Your task:
Begin with the first line below and retype each line exactly through the line containing "s.set_visible(False)". Any pictures are to be left out.
** Start of Dataset content **
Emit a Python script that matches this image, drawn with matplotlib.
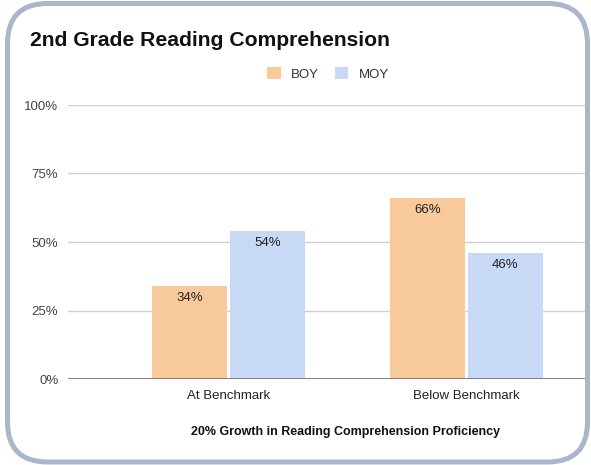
import matplotlib
matplotlib.use("Agg")
import matplotlib.pyplot as plt
import numpy as np
from matplotlib.patches import FancyBboxPatch
from matplotlib.transforms import IdentityTransform

plt.rcParams['font.family'] = ['Liberation Sans', 'DejaVu Sans']

categories = ["At Benchmark", "Below Benchmark"]
series_names = ["BOY", "MOY"]
boy = [34, 66]
moy = [54, 46]
yticks = [0, 25, 50, 75, 100]
ytick_labels = ["0%", "25%", "50%", "75%", "100%"]
title = "2nd Grade Reading Comprehension"
xlabel = "20% Growth in Reading Comprehension Proficiency"
colors = ["#f8c99b", "#c8d9f6"]

W, H = 591, 465
fig = plt.figure(figsize=(W/100, H/100), dpi=100)

# rounded frame (display pixel coords, origin bottom-left)
frame = FancyBboxPatch((7.5, 3.0), 580, 458.5,
                       boxstyle="round,pad=0,rounding_size=40",
                       transform=IdentityTransform(), facecolor="none",
                       edgecolor="#aab6c9", linewidth=3.6, zorder=10)
fig.patches.append(frame)

ax_l, ax_r = 68, 586
ax_t, ax_b = 105, 379
ax = fig.add_axes([ax_l/W, 1-ax_b/H, (ax_r-ax_l)/W, (ax_b-ax_t)/H])
ax.set_facecolor("none")

x = np.arange(len(categories))
bw = 0.315
gap = 0.006
b1 = ax.bar(x - bw/2 - gap, boy, width=bw, color=colors[0], label=series_names[0], zorder=3)
b2 = ax.bar(x + bw/2 + gap, moy, width=bw, color=colors[1], label=series_names[1], zorder=3)

for bars, vals in [(b1, boy), (b2, moy)]:
    for r, v in zip(bars, vals):
        ax.text(r.get_x() + r.get_width()/2, v - 2.2, f"{v}%", ha="center", va="top",
                fontsize=9.5, color="#222222", zorder=4)

ax.set_xlim(-0.674, 1.502)
ax.set_ylim(0, 100)
ax.set_yticks(yticks)
ax.set_yticklabels(ytick_labels, fontsize=9.5, color="#444444")
ax.yaxis.grid(True, color="#d0d0d0", linewidth=1.0, zorder=0)
ax.axhline(0, color="#777777", linewidth=1.3, zorder=5)
ax.tick_params(axis="y", length=0, pad=7)
ax.tick_params(axis="x", length=0, pad=8)
ax.set_xticks(x)
ax.set_xticklabels(categories, fontsize=9.5, color="#222222")
for s in ax.spines.values():
    s.set_visible(False)

fig.text(30/W, 1-41/H, title, fontsize=15.2, fontweight="bold", ha="left", va="center", color="#111111")
fig.text(346/W, 1-432/H, xlabel, fontsize=9, fontweight="bold", ha="center", va="center", color="#111111")

leg = fig.legend(handles=[b1, b2], labels=series_names, loc="center",
                 bbox_to_anchor=(328/W, 1-74/H), ncol=2, frameon=False,
                 fontsize=9.5, handlelength=1.0, handleheight=1.0,
                 handletextpad=0.8, columnspacing=1.2)
for t in leg.get_texts():
    t.set_color("#333333")

fig.savefig("out.png", dpi=100)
** End of Dataset content **
Task response:
Emit a Python script that matches this image, drawn with matplotlib.
import matplotlib
matplotlib.use("Agg")
import matplotlib.pyplot as plt
import numpy as np
from matplotlib.patches import FancyBboxPatch
from matplotlib.transforms import IdentityTransform

plt.rcParams['font.family'] = ['Liberation Sans', 'DejaVu Sans']

categories = ["At Benchmark", "Below Benchmark"]
series_names = ["BOY", "MOY"]
boy = [34, 66]
moy = [54, 46]
yticks = [0, 25, 50, 75, 100]
ytick_labels = ["0%", "25%", "50%", "75%", "100%"]
title = "2nd Grade Reading Comprehension"
xlabel = "20% Growth in Reading Comprehension Proficiency"
colors = ["#f8c99b", "#c8d9f6"]

W, H = 591, 465
fig = plt.figure(figsize=(W/100, H/100), dpi=100)

# rounded frame (display pixel coords, origin bottom-left)
frame = FancyBboxPatch((7.5, 3.0), 580, 458.5,
                       boxstyle="round,pad=0,rounding_size=40",
                       transform=IdentityTransform(), facecolor="none",
                       edgecolor="#aab6c9", linewidth=3.6, zorder=10)
fig.patches.append(frame)

ax_l, ax_r = 68, 586
ax_t, ax_b = 105, 379
ax = fig.add_axes([ax_l/W, 1-ax_b/H, (ax_r-ax_l)/W, (ax_b-ax_t)/H])
ax.set_facecolor("none")

x = np.arange(len(categories))
bw = 0.315
gap = 0.006
b1 = ax.bar(x - bw/2 - gap, boy, width=bw, color=colors[0], label=series_names[0], zorder=3)
b2 = ax.bar(x + bw/2 + gap, moy, width=bw, color=colors[1], label=series_names[1], zorder=3)

for bars, vals in [(b1, boy), (b2, moy)]:
    for r, v in zip(bars, vals):
        ax.text(r.get_x() + r.get_width()/2, v - 2.2, f"{v}%", ha="center", va="top",
                fontsize=9.5, color="#222222", zorder=4)

ax.set_xlim(-0.674, 1.502)
ax.set_ylim(0, 100)
ax.set_yticks(yticks)
ax.set_yticklabels(ytick_labels, fontsize=9.5, color="#444444")
ax.yaxis.grid(True, color="#d0d0d0", linewidth=1.0, zorder=0)
ax.axhline(0, color="#777777", linewidth=1.3, zorder=5)
ax.tick_params(axis="y", length=0, pad=7)
ax.tick_params(axis="x", length=0, pad=8)
ax.set_xticks(x)
ax.set_xticklabels(categories, fontsize=9.5, color="#222222")
for s in ax.spines.values():
    s.set_visible(False)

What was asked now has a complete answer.